¡Hay que aprender de la historia! No hay de otra. De la nuestra como personas y como país. También de la humana: de sus luces y sombras, de sus figuras ejemplares y perversas, de los errores y aciertos, de los triunfos de los pueblos y de la infamia de sus opresores. Hay tanto que asimilar para no repetir sus tragedias ni condolerse por sufrimientos ya conocidos, para no creer en los cantos de sirena de las dictaduras, para no tropezar con las mismas piedras ni llorar sobre la leche derramada, para salir del bache e intentar cambiar el rumbo hacia un mejor porvenir, para convertir la equivocación en oportunidad, para no seguir metiendo la pata, para dejar de andar sin rumbo cierto y de cagada en cagada, para destilar solidaridad ante la desgracia ajena y alcanzar algo de sosiego social, para aspirar a encontrar alguna gota de felicidad individual y colectiva, para alcanzar el “bien común”...

De la historia salvadoreña hay mucho que examinar con detalle. Lástima grande que de sus pasajes, muchos no sean aleccionadores al ser vistos desde una perspectiva positiva y optimista. No faltará quien me califique como un pesimista a más no poder; pero no, lo que intento es ser realista como lo fui cuando –con una querida académica– observamos la realidad nacional después de transcurrida una década del fin de la guerra e intentamos diagnosticar la situación en que se encontraba, recomendando además algunas “medicinas” que debía tomarse.

“La agenda pendiente, diez años después. De la esperanza inicial a las responsabilidades compartidas”. Así titulamos dicha investigación, firmada entonces por el Instituto de Derechos Humanos de la Universidad Centroamericana José Simeón Cañas ‒el IDHUCA‒ del cual fui director de enero de 1992 a enero del 2014. Largo y productivo periodo durante el cual estuve atento al devenir de la realidad nacional desde un lugar privilegiado, ejerciendo la dimensión política de la defensa y promoción de los derechos humanos sin tener que rendir pleitesía a nadie ni pretender quedar bien con ningún grupo de poder económico, partidista, mediático y mucho menos militar, dentro o fuera de nuestro territorio.

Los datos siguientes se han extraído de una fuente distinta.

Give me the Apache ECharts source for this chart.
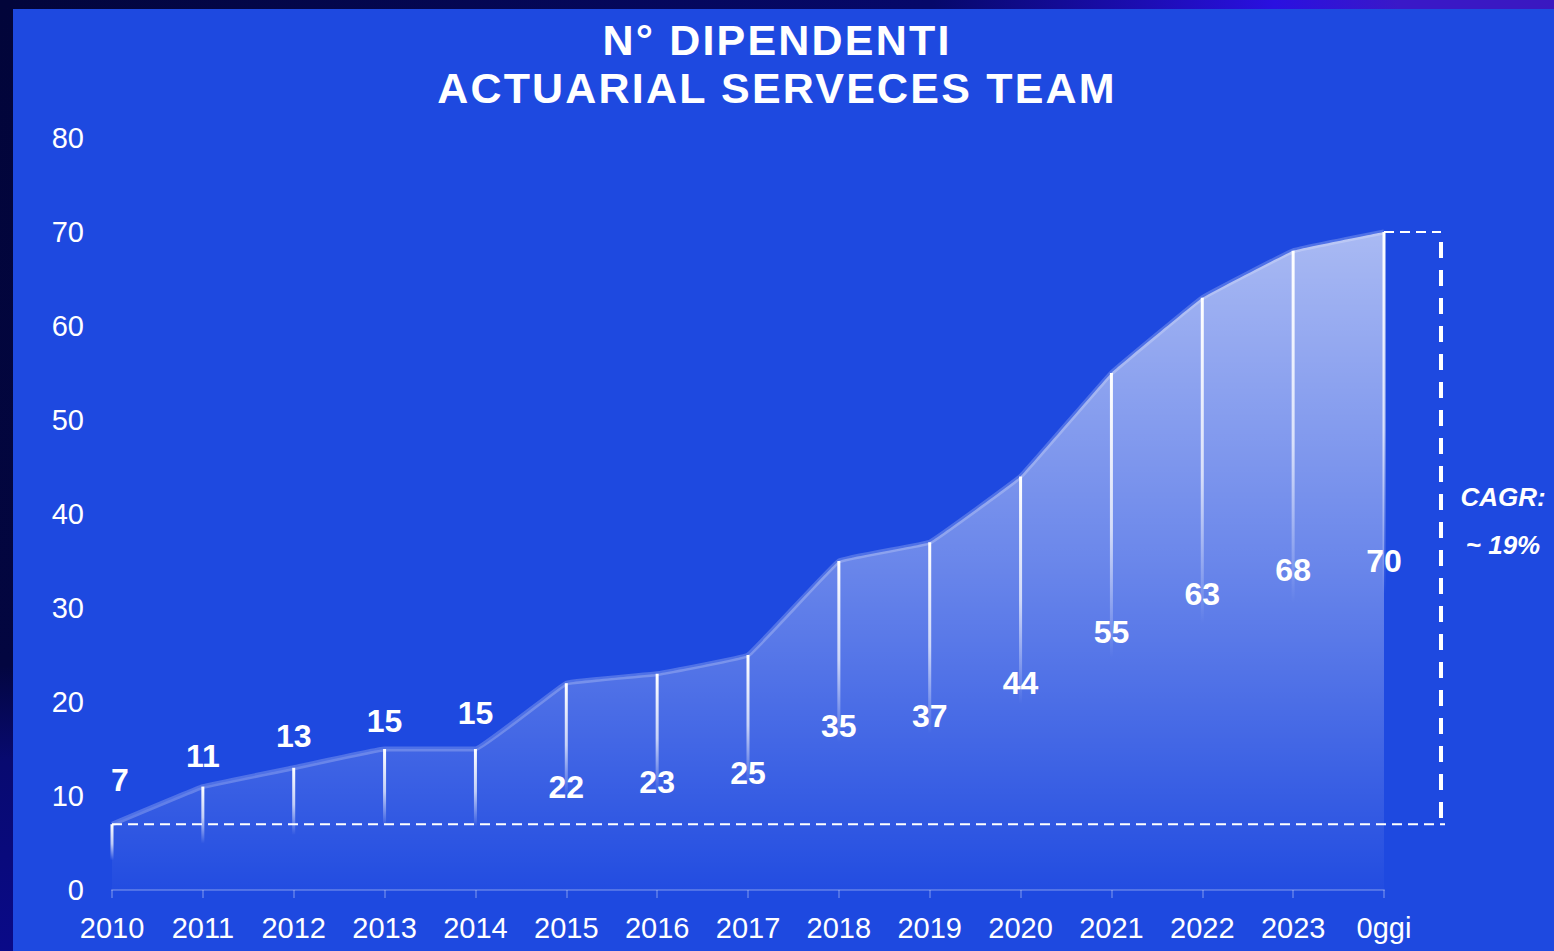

En dicha publicación aseguramos, al final de la misma, que con mucha dificultad se podía proclamar entonces de “una paz en proceso de consolidación”. Y aseguramos que era “más apropiado hablar de una paz inconsistente acechada por los graves peligros de la violencia y la inseguridad, de la injusticia económica y social, del deterioro ambiental y de una institucionalidad nada confiable”, por decantarse esta hacia el “autoritarismo” y no mostrar “voluntad para atacar la impunidad”.

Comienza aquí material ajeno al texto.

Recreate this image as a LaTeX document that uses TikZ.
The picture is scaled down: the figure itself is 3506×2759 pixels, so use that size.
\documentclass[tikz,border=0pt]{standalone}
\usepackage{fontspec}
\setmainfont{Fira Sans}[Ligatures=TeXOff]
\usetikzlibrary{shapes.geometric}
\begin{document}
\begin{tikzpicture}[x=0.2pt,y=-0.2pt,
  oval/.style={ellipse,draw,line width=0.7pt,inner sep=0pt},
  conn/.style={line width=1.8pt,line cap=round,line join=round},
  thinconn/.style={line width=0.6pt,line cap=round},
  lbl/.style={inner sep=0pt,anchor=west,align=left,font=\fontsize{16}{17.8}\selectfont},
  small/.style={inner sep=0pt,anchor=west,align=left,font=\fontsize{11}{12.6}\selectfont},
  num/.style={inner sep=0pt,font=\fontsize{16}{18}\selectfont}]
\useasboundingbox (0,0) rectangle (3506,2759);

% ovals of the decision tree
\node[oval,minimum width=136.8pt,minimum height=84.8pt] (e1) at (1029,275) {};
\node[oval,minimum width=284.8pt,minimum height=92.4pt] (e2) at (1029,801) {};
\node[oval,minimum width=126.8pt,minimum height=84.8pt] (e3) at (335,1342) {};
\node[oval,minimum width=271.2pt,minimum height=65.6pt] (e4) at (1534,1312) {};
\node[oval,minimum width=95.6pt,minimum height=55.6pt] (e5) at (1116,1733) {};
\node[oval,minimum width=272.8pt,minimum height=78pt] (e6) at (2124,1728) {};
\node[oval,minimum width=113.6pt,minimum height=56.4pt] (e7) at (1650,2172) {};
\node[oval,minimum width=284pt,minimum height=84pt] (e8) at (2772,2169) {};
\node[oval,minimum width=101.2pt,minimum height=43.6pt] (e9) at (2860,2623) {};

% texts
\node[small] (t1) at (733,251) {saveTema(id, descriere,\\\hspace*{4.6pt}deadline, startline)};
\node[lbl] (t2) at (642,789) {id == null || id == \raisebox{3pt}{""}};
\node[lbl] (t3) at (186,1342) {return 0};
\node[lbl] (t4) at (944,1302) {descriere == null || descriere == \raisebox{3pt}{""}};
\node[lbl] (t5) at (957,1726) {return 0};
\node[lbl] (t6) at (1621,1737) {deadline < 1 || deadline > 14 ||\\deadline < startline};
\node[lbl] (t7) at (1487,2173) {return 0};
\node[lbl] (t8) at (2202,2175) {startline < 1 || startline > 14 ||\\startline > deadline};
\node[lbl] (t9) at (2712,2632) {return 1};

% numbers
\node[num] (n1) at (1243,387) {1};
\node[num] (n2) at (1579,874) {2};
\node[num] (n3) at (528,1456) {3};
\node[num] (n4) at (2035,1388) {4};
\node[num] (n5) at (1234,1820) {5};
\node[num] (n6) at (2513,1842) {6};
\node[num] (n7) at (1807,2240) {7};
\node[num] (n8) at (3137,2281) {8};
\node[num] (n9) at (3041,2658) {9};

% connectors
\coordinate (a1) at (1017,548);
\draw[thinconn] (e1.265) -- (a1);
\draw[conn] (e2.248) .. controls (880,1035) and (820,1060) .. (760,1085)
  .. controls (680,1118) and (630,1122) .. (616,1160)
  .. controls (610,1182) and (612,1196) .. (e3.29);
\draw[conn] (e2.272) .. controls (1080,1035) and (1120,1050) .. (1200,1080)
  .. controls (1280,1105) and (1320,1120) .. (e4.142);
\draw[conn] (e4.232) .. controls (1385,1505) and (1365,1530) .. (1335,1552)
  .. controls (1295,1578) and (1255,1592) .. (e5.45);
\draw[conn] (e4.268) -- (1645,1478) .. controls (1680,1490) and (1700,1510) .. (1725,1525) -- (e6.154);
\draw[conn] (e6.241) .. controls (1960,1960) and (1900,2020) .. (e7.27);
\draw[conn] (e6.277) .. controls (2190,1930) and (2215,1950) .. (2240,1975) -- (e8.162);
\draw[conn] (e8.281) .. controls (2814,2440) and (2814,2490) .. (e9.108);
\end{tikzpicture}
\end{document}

De todo eso se aprovechó Nayib Bukele para encaramarse, oportunista como siempre, en la maquinaria electorera del Frente Farabundo Martí para la Liberación Nacional. Así, el FMLN lo engendró políticamente; además, lo malcrió y lo “trampolineó” para llegar a ser lo que es actualmente: un autócrata a la espera de ser confirmado como tal en los próximos comicios fraudulentos hasta su médula, comenzando por su recién confirmada postulación inconstitucional avalada ya por las conveniencias gringas. ¡Paradojas de la vida! El tiranuelo gestado en el seno de aquello que en algún momento fue una poderosa fuerza insurgente, en el presente declara pública y eufóricamente que habrá que arrasar en las urnas con lo que queda de dicho partido político y con su contrario en la guerra y en la posguerra: Alianza Republicana Nacionalista (ARENA).

No hay duda que a más de nueve décadas del cuartelazo encabezado por el “aprendiz de brujo”, Maximiliano Hernández Martínez, y tras todo lo ocurrido en El Salvador a lo largo de las mismas –dictadura, farsas electorales, terrorismo estatal y golpes de Estado, lucha guerrillera, matanzas, conflicto bélico, acuerdos de paz– ahora el país se encuentra bien adentro del ojo de la tormenta recurrente que lo ha asolado durante su historia. De ese oscuro panorama, emerge tímida y hasta quizás mal vista una pregunta: ¿habrá un mejor destino para sus mayorías populares?

Pues yo digo que sí. No solo porque no hay dictador que dure cien años ni pueblo que lo resista, sino también porque de nuestra historia tenemos mucho que aprender. No creo estar equivocado al sostener eso después de haber derrocado a Hernández Martínez, puesto en jaque a los gobiernos militares que le siguieron, librado una lucha social inéditamente combativa y una prolongada guerra cuyo final le abrió posibilidades ciertas a la construcción de una mejor convivencia. Posibilidades que, irresponsable y lamentablemente, fueron dilapidadas para situarnos en el repugnante trance en que nos encontramos. Por ese pasado de lucha, la lección primera y más importante está en la participación organizada contra el “mal común” encarnado ‒al día de hoy‒ en la dictadura que deberemos derribar.